We compute the sensitivity value for num_bootstrap rounds of random split of the training data.

Parameters:
  • quantile – Returns the sensitivity value at the given quantile from the bootstrap set. Note that we use quantile > 0.5 because we want to detect whether the synthetic data tends to be closer to the training data than expected. The statistic computes synth_min < test_min, so if the synthetic data systematically copies observation from the training data, we expect that the statictic tends to become larger >> 0.

  • return_values – Instead of returning a single value based on the quantile argument, return the full set of boostrap values.

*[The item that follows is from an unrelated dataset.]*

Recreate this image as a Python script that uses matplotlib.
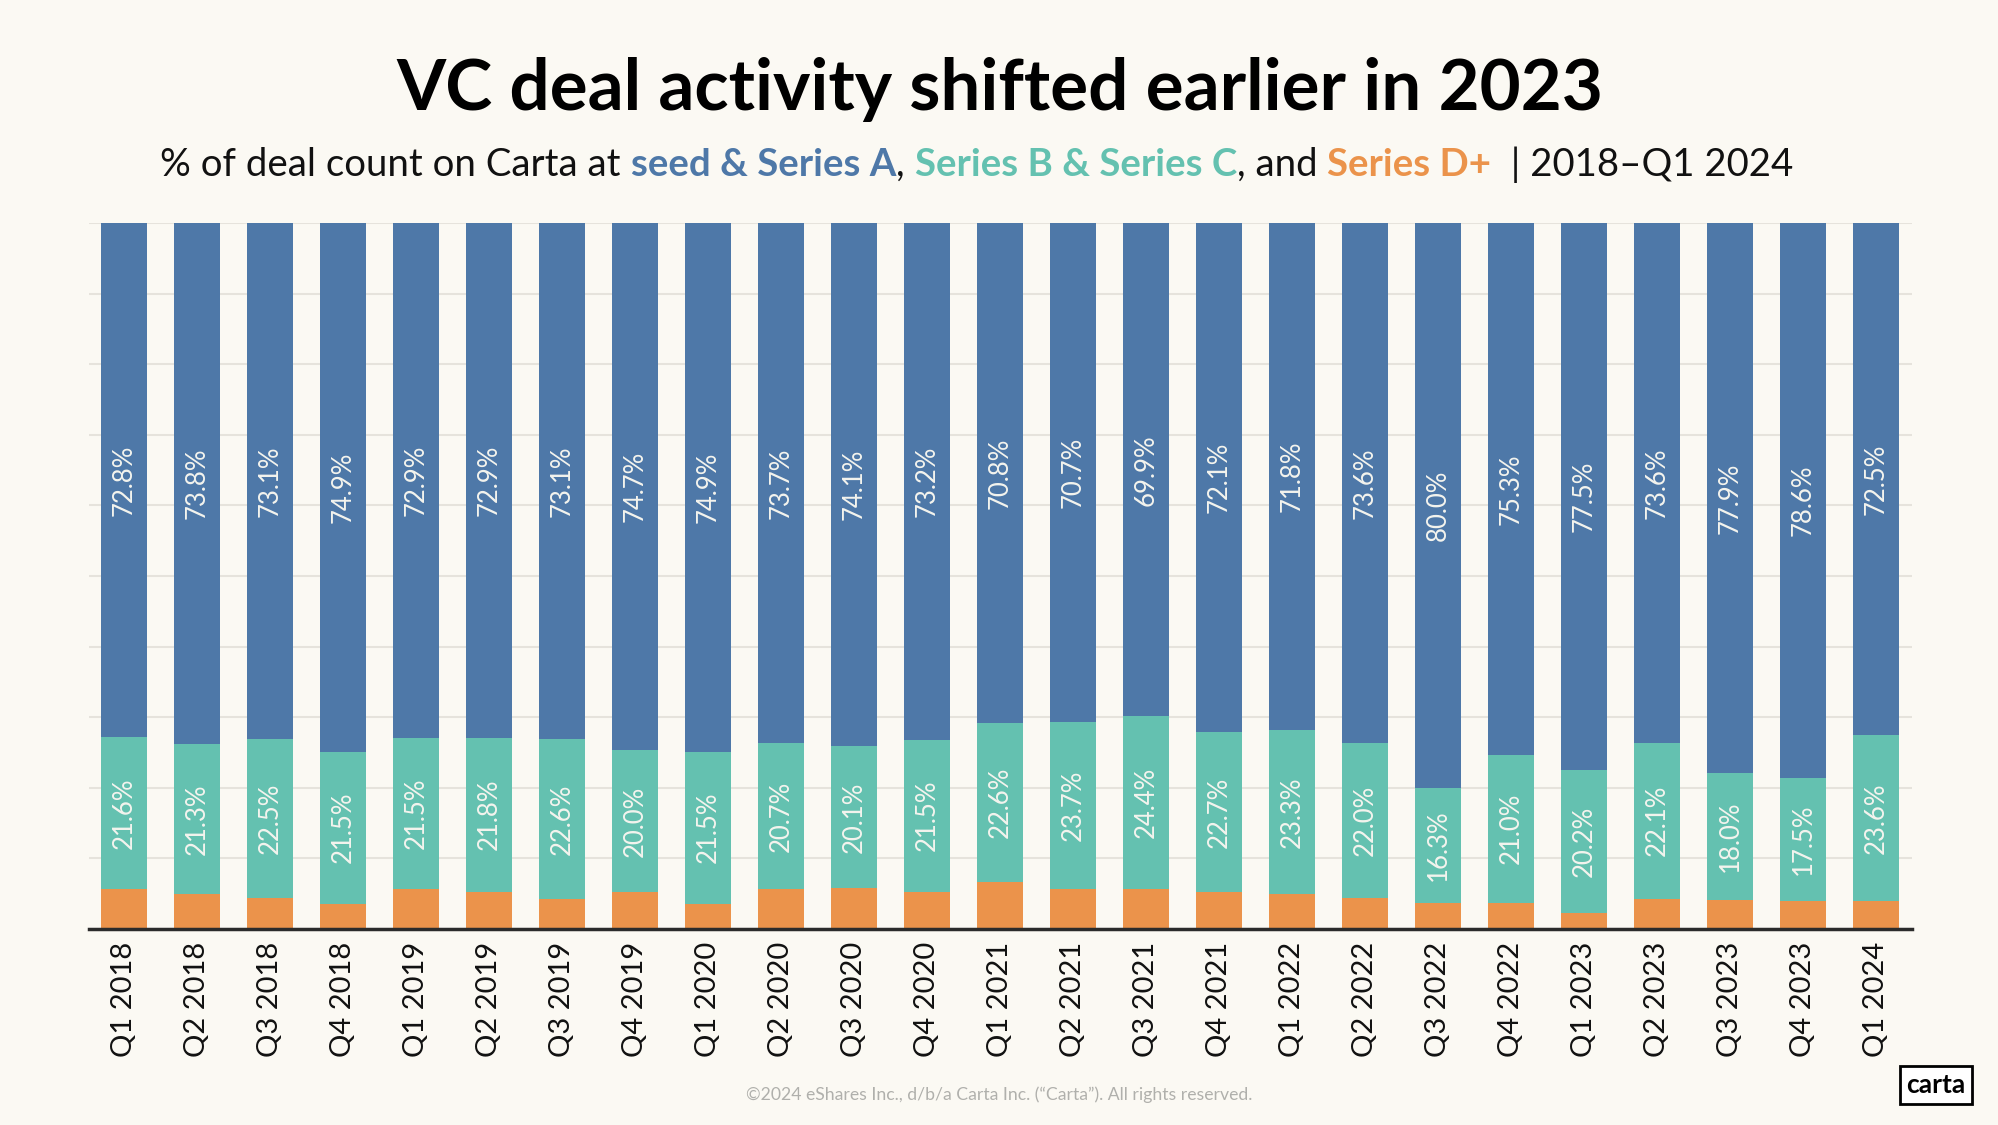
import matplotlib
matplotlib.use("Agg")
import matplotlib.pyplot as plt
import numpy as np

# Data (% of deal count)
quarters = ["Q1 2018", "Q2 2018", "Q3 2018", "Q4 2018",
            "Q1 2019", "Q2 2019", "Q3 2019", "Q4 2019",
            "Q1 2020", "Q2 2020", "Q3 2020", "Q4 2020",
            "Q1 2021", "Q2 2021", "Q3 2021", "Q4 2021",
            "Q1 2022", "Q2 2022", "Q3 2022", "Q4 2022",
            "Q1 2023", "Q2 2023", "Q3 2023", "Q4 2023",
            "Q1 2024"]
seed_a = [72.8, 73.8, 73.1, 74.9, 72.9, 72.9, 73.1, 74.7, 74.9, 73.7, 74.1, 73.2,
          70.8, 70.7, 69.9, 72.1, 71.8, 73.6, 80.0, 75.3, 77.5, 73.6, 77.9, 78.6, 72.5]
series_bc = [21.6, 21.3, 22.5, 21.5, 21.5, 21.8, 22.6, 20.0, 21.5, 20.7, 20.1, 21.5,
             22.6, 23.7, 24.4, 22.7, 23.3, 22.0, 16.3, 21.0, 20.2, 22.1, 18.0, 17.5, 23.6]
series_d = [5.6, 4.9, 4.4, 3.6, 5.6, 5.3, 4.3, 5.3, 3.6, 5.6, 5.8, 5.3,
            6.6, 5.6, 5.7, 5.2, 4.9, 4.4, 3.7, 3.7, 2.3, 4.3, 4.1, 3.9, 3.9]

BG = "#FBF9F3"
BLUE = "#4E78A8"
TEAL = "#64C1B0"
ORANGE = "#EB934B"
FONT = ["Lato", "DejaVu Sans"]

plt.rcParams["font.family"] = FONT

W, H = 1999, 1125
fig = plt.figure(figsize=(W / 100, H / 100), dpi=100, facecolor=BG)
ax = fig.add_axes([89 / W, 1 - 929 / H, (1912 - 89) / W, (929 - 223) / H])
ax.set_facecolor(BG)

x = np.arange(len(quarters))
d = np.array(series_d)
bc = np.array(series_bc)
a = np.array(seed_a)
width = 0.63

ax.bar(x, d, width, color=ORANGE, zorder=3)
ax.bar(x, bc, width, bottom=d, color=TEAL, zorder=3)
ax.bar(x, a, width, bottom=d + bc, color=BLUE, zorder=3)

# labels inside bars
for i in range(len(quarters)):
    ax.text(x[i], d[i] + bc[i] / 2, f"{bc[i]:.1f}%", rotation=90, ha="center", va="center",
            color="#F4F4EE", fontsize=18.5, zorder=4)
    ax.text(x[i], d[i] + bc[i] + a[i] / 2, f"{a[i]:.1f}%", rotation=90, ha="center", va="center",
            color="#F4F4EE", fontsize=18.5, zorder=4)

ax.set_xlim(-0.48, len(quarters) - 0.51)
ax.set_ylim(0, 100)
ax.set_yticks(np.arange(0, 101, 10))
ax.yaxis.grid(True, color="#E6E3DC", linewidth=1.5, zorder=0)
ax.tick_params(axis="y", left=False, labelleft=False)
ax.set_xticks(x)
ax.set_xticklabels(quarters, rotation=90, fontsize=21, color="#111111")
ax.tick_params(axis="x", length=0, pad=9)
for s in ["top", "right", "left"]:
    ax.spines[s].set_visible(False)
ax.spines["bottom"].set_color("#2B2B2B")
ax.spines["bottom"].set_linewidth(2.5)
ax.spines["bottom"].set_zorder(5)

# title
fig.text(0.5, 1 - 110 / H, "VC deal activity shifted earlier in 2023", ha="center", va="baseline",
         fontsize=51, fontweight="bold", color="black")

# subtitle built from coloured pieces
pieces = [
    ("% of deal count on Carta at ", "#111111", "normal"),
    ("seed & Series A", BLUE, "bold"),
    (", ", "#111111", "normal"),
    ("Series B & Series C", TEAL, "bold"),
    (", and ", "#111111", "normal"),
    ("Series D+", ORANGE, "bold"),
    ("  | 2018–Q1 2024", "#111111", "normal"),
]
renderer = fig.canvas.get_renderer()
sub_y = 1 - 176 / H
sub_size = 27.6
sub_center = 977


def text_width(s, weight):
    # measure with guard chars so edge spaces count
    t1 = fig.text(0, 0, "x" + s + "x", fontsize=sub_size, fontweight=weight)
    t2 = fig.text(0, 0, "xx", fontsize=sub_size, fontweight=weight)
    w = t1.get_window_extent(renderer).width - t2.get_window_extent(renderer).width
    t1.remove()
    t2.remove()
    return w


widths = [text_width(s, wt) for s, c, wt in pieces]
total = sum(widths)
cur = sub_center - total / 2
for (s, c, wt), w in zip(pieces, widths):
    fig.text(cur / W, sub_y, s, ha="left", va="baseline",
             fontsize=sub_size, fontweight=wt, color=c)
    cur += w

# footer
fig.text(0.5, 1 - 1100 / H, "©2024 eShares Inc., d/b/a Carta Inc. (“Carta”). All rights reserved.",
         ha="center", va="baseline", fontsize=12.7, color="#B0B0AC")

# carta logo box
fig.text(1936 / W, 1 - 1085 / H, "carta", ha="center", va="center", fontsize=19, fontweight="bold",
         color="black",
         bbox=dict(boxstyle="square,pad=0.25", facecolor="white", edgecolor="black", linewidth=2))

fig.savefig("out.png", dpi=100, facecolor=BG)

  • sensitivity_orig_frac_multiple – The size of the training data relative to the chosen frac that will be used in computing the sensitivity. The larger this value is, the more robust the sensitivity threshold will be. However, (sensitivity_orig_frac_multiple + 2) multiplied by frac must be less than 1.

class realtabformer.rtf_analyze.SyntheticDataExperiment(data_id: str, model_type: str, categorical: bool, target_col: str, target_pos_val: Any = None)[source]#

For each data and model: 1. Split train/test data -> save data 2. Train model with train data -> save model 3. Generate N x train+test synthetic data -> save samples 4. Perform analysis on the generated data.